-- Aim of the exercise --
Begin at the first line of the data and copy each line through the one containing "WHITE = M @ np.ones(3)", that line included, with no pictures.

-- Given data --
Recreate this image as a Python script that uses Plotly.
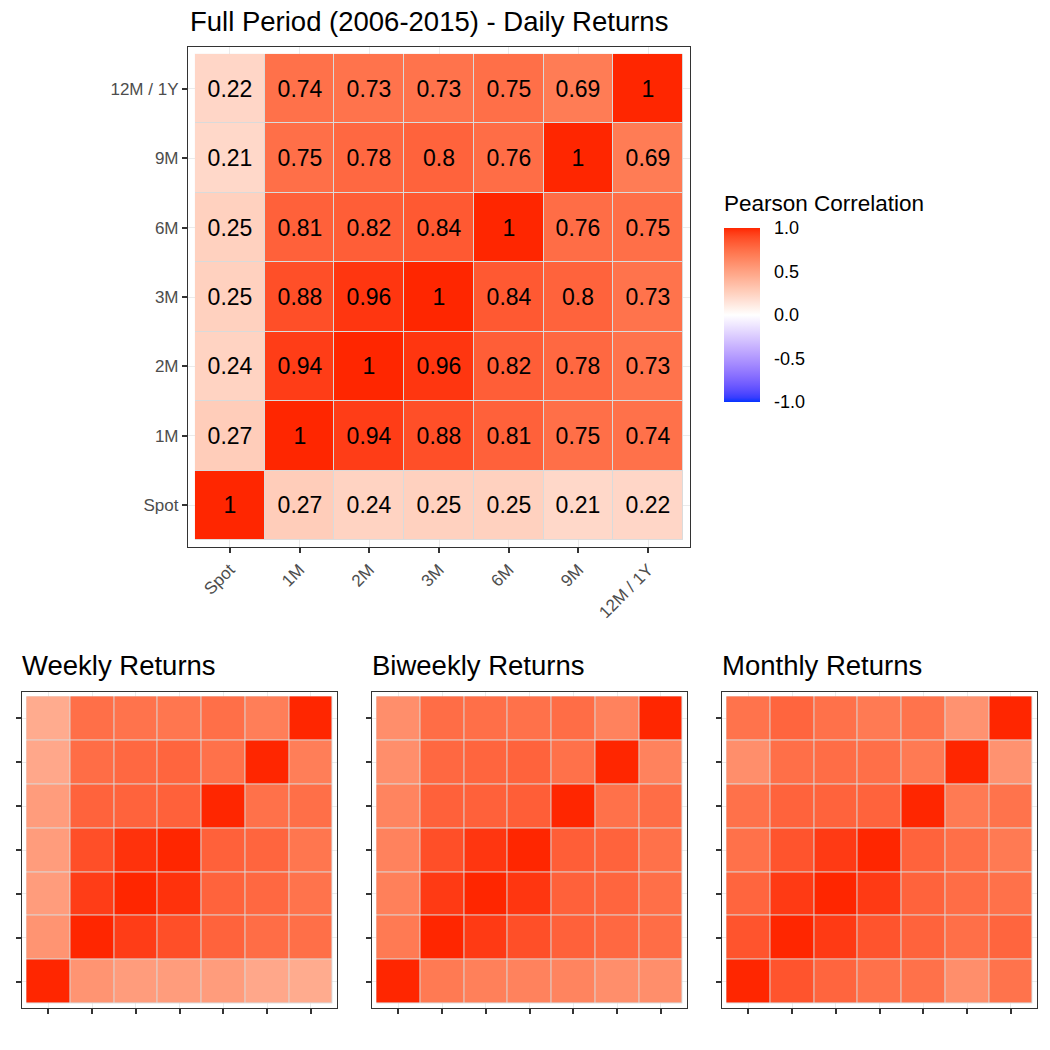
import numpy as np
import plotly.graph_objects as go

labels = ["Spot", "1M", "2M", "3M", "6M", "9M", "12M / 1Y"]

daily = [
    [1, 0.27, 0.24, 0.25, 0.25, 0.21, 0.22],
    [0.27, 1, 0.94, 0.88, 0.81, 0.75, 0.74],
    [0.24, 0.94, 1, 0.96, 0.82, 0.78, 0.73],
    [0.25, 0.88, 0.96, 1, 0.84, 0.8, 0.73],
    [0.25, 0.81, 0.82, 0.84, 1, 0.76, 0.75],
    [0.21, 0.75, 0.78, 0.8, 0.76, 1, 0.69],
    [0.22, 0.74, 0.73, 0.73, 0.75, 0.69, 1],
]
weekly = [
    [1, 0.57, 0.53, 0.53, 0.53, 0.47, 0.45],
    [0.57, 1, 0.94, 0.88, 0.80, 0.76, 0.75],
    [0.53, 0.94, 1, 0.97, 0.80, 0.78, 0.73],
    [0.53, 0.88, 0.97, 1, 0.81, 0.79, 0.72],
    [0.53, 0.80, 0.80, 0.81, 1, 0.74, 0.75],
    [0.47, 0.76, 0.78, 0.79, 0.74, 1, 0.68],
    [0.45, 0.75, 0.73, 0.72, 0.75, 0.68, 1],
]
biweekly = [
    [1, 0.70, 0.67, 0.66, 0.65, 0.60, 0.60],
    [0.70, 1, 0.95, 0.88, 0.81, 0.78, 0.76],
    [0.67, 0.95, 1, 0.96, 0.81, 0.79, 0.75],
    [0.66, 0.88, 0.96, 1, 0.82, 0.80, 0.74],
    [0.65, 0.81, 0.81, 0.82, 1, 0.74, 0.76],
    [0.60, 0.78, 0.79, 0.80, 0.74, 1, 0.66],
    [0.60, 0.76, 0.75, 0.74, 0.76, 0.66, 1],
]
monthly = [
    [1, 0.86, 0.79, 0.74, 0.74, 0.60, 0.73],
    [0.86, 1, 0.95, 0.86, 0.80, 0.75, 0.79],
    [0.79, 0.95, 1, 0.95, 0.80, 0.76, 0.74],
    [0.74, 0.86, 0.95, 1, 0.80, 0.75, 0.70],
    [0.74, 0.80, 0.80, 0.80, 1, 0.70, 0.73],
    [0.60, 0.75, 0.76, 0.75, 0.70, 1, 0.58],
    [0.73, 0.79, 0.74, 0.70, 0.73, 0.58, 1],
]

main_title = "Full Period (2006-2015) - Daily Returns"
sub_titles = ["Weekly Returns", "Biweekly Returns", "Monthly Returns"]
legend_title = "Pearson Correlation"
legend_ticks = [-1, -0.5, 0, 0.5, 1]
legend_ticktext = ["-1.0", "-0.5", "0.0", "0.5", "1.0"]

# ---- Lab-interpolated diverging colour scale (like scale_fill_gradient2) ----
M = np.array([[0.4124564, 0.3575761, 0.1804375],
              [0.2126729, 0.7151522, 0.0721750],
              [0.0193339, 0.1191920, 0.9503041]])
WHITE = M @ np.ones(3)


def to_lab(rgb):
    c = np.array(rgb) / 255.0
    c = np.where(c <= 0.04045, c / 12.92, ((c + 0.055) / 1.055) ** 2.4)
    xyz = M @ c / WHITE
    f = np.where(xyz > (6 / 29) ** 3, np.cbrt(xyz), xyz / (3 * (6 / 29) ** 2) + 4 / 29)
    return np.array([116 * f[1] - 16, 500 * (f[0] - f[1]), 200 * (f[1] - f[2])])


def from_lab(lab):
    L, a, b = lab
    fy = (L + 16) / 116
    fx = fy + a / 500
    fz = fy - b / 200
    f = np.array([fx, fy, fz])
    xyz = np.where(f > 6 / 29, f ** 3, 3 * (6 / 29) ** 2 * (f - 4 / 29)) * WHITE
    c = np.linalg.solve(M, xyz)
    c = np.clip(c, 0, 1)
    c = np.where(c <= 0.0031308, 12.92 * c, 1.055 * c ** (1 / 2.4) - 0.055)
    c = np.clip(np.round(c * 255), 0, 255).astype(int)
    return "rgb(%d,%d,%d)" % tuple(c)


lab_low = to_lab((4, 51, 255))
lab_mid = to_lab((255, 255, 255))
lab_high = to_lab((255, 38, 0))
cscale = []
n = 20
for i in range(n + 1):
    t = i / n
    cscale.append([t / 2, from_lab(lab_low + (lab_mid - lab_low) * t)])
for i in range(1, n + 1):
    t = i / n
    cscale.append([0.5 + t / 2, from_lab(lab_mid + (lab_high - lab_mid) * t)])

FONT = "Liberation Sans, Arial, Helvetica, sans-serif"
W = 1050.0


def px_x(p):
    return p / W


def px_y(p):
    return 1 - p / W


panels = [
    dict(z=daily, xd=(188, 690), yd=(47, 547), labels=True, text=True),
    dict(z=weekly, xd=(22, 337), yd=(692, 1008), labels=False, text=False),
    dict(z=biweekly, xd=(372, 687), yd=(692, 1008), labels=False, text=False),
    dict(z=monthly, xd=(722, 1037), yd=(692, 1008), labels=False, text=False),
]

fig = go.Figure()
layout = {}
for i, p in enumerate(panels):
    s = "" if i == 0 else str(i + 1)
    xa, ya = "x" + s, "y" + s
    # tile border layer
    fig.add_trace(go.Heatmap(
        x=labels, y=labels, z=np.ones((7, 7)).tolist(), xaxis=xa, yaxis=ya,
        colorscale=[[0, "#dadada"], [1, "#dadada"]], showscale=False,
        hoverinfo="skip"))
    txt = [[f"{v:g}" for v in row] for row in p["z"]]
    fig.add_trace(go.Heatmap(
        x=labels, y=labels, z=p["z"], xaxis=xa, yaxis=ya,
        coloraxis="coloraxis", xgap=1, ygap=1,
        text=txt, texttemplate="%{text}" if p["text"] else "",
        textfont=dict(size=23, color="black", family=FONT)))
    common = dict(
        type="category", range=[-0.6, 6.6], showline=True, mirror=True,
        linecolor="#333333", linewidth=1.2, ticks="outside", ticklen=5,
        tickwidth=1.5, tickcolor="#333333", showgrid=True, gridcolor="#EBEBEB",
        gridwidth=1, zeroline=False, showticklabels=p["labels"],
        tickfont=dict(size=17, color="#4D4D4D", family=FONT), fixedrange=True)
    layout["xaxis" + s] = dict(common, domain=[px_x(p["xd"][0]), px_x(p["xd"][1])],
                               anchor=ya, tickangle=-45)
    layout["yaxis" + s] = dict(common, domain=[px_y(p["yd"][1]), px_y(p["yd"][0])],
                               anchor=xa)

annotations = [dict(text=main_title, x=px_x(188), y=px_y(22), xref="paper", yref="paper",
                    xanchor="left", yanchor="middle", showarrow=False,
                    font=dict(size=27.5, color="black", family=FONT))]
for t, p in zip(sub_titles, panels[1:]):
    annotations.append(dict(text=t, x=px_x(p["xd"][0] - 2), y=px_y(666), xref="paper",
                            yref="paper", xanchor="left", yanchor="middle",
                            showarrow=False, font=dict(size=27.5, color="black", family=FONT)))
annotations.append(dict(text=legend_title, x=px_x(722), y=px_y(203), xref="paper",
                        yref="paper", xanchor="left", yanchor="middle", showarrow=False,
                        font=dict(size=22.5, color="black", family=FONT)))

fig.update_layout(
    width=1050, height=1050, margin=dict(l=0, r=0, t=0, b=0),
    paper_bgcolor="white", plot_bgcolor="white", showlegend=False,
    font=dict(family=FONT),
    coloraxis=dict(
        colorscale=cscale, cmin=-1, cmax=1,
        colorbar=dict(
            x=px_x(724), xanchor="left", y=px_y(315), yanchor="middle",
            thickness=36, thicknessmode="pixels", len=174, lenmode="pixels",
            xpad=0, ypad=0, outlinewidth=0,
            tickvals=legend_ticks, ticktext=legend_ticktext,
            ticks="outside", ticklen=11, tickwidth=1, tickcolor="white",
            tickfont=dict(size=18, color="black", family=FONT))),
    annotations=annotations,
    **layout)

fig.write_html("out.html")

-- Response for this exercise --
Recreate this image as a Python script that uses Plotly.
import numpy as np
import plotly.graph_objects as go

labels = ["Spot", "1M", "2M", "3M", "6M", "9M", "12M / 1Y"]

daily = [
    [1, 0.27, 0.24, 0.25, 0.25, 0.21, 0.22],
    [0.27, 1, 0.94, 0.88, 0.81, 0.75, 0.74],
    [0.24, 0.94, 1, 0.96, 0.82, 0.78, 0.73],
    [0.25, 0.88, 0.96, 1, 0.84, 0.8, 0.73],
    [0.25, 0.81, 0.82, 0.84, 1, 0.76, 0.75],
    [0.21, 0.75, 0.78, 0.8, 0.76, 1, 0.69],
    [0.22, 0.74, 0.73, 0.73, 0.75, 0.69, 1],
]
weekly = [
    [1, 0.57, 0.53, 0.53, 0.53, 0.47, 0.45],
    [0.57, 1, 0.94, 0.88, 0.80, 0.76, 0.75],
    [0.53, 0.94, 1, 0.97, 0.80, 0.78, 0.73],
    [0.53, 0.88, 0.97, 1, 0.81, 0.79, 0.72],
    [0.53, 0.80, 0.80, 0.81, 1, 0.74, 0.75],
    [0.47, 0.76, 0.78, 0.79, 0.74, 1, 0.68],
    [0.45, 0.75, 0.73, 0.72, 0.75, 0.68, 1],
]
biweekly = [
    [1, 0.70, 0.67, 0.66, 0.65, 0.60, 0.60],
    [0.70, 1, 0.95, 0.88, 0.81, 0.78, 0.76],
    [0.67, 0.95, 1, 0.96, 0.81, 0.79, 0.75],
    [0.66, 0.88, 0.96, 1, 0.82, 0.80, 0.74],
    [0.65, 0.81, 0.81, 0.82, 1, 0.74, 0.76],
    [0.60, 0.78, 0.79, 0.80, 0.74, 1, 0.66],
    [0.60, 0.76, 0.75, 0.74, 0.76, 0.66, 1],
]
monthly = [
    [1, 0.86, 0.79, 0.74, 0.74, 0.60, 0.73],
    [0.86, 1, 0.95, 0.86, 0.80, 0.75, 0.79],
    [0.79, 0.95, 1, 0.95, 0.80, 0.76, 0.74],
    [0.74, 0.86, 0.95, 1, 0.80, 0.75, 0.70],
    [0.74, 0.80, 0.80, 0.80, 1, 0.70, 0.73],
    [0.60, 0.75, 0.76, 0.75, 0.70, 1, 0.58],
    [0.73, 0.79, 0.74, 0.70, 0.73, 0.58, 1],
]

main_title = "Full Period (2006-2015) - Daily Returns"
sub_titles = ["Weekly Returns", "Biweekly Returns", "Monthly Returns"]
legend_title = "Pearson Correlation"
legend_ticks = [-1, -0.5, 0, 0.5, 1]
legend_ticktext = ["-1.0", "-0.5", "0.0", "0.5", "1.0"]

# ---- Lab-interpolated diverging colour scale (like scale_fill_gradient2) ----
M = np.array([[0.4124564, 0.3575761, 0.1804375],
              [0.2126729, 0.7151522, 0.0721750],
              [0.0193339, 0.1191920, 0.9503041]])
WHITE = M @ np.ones(3)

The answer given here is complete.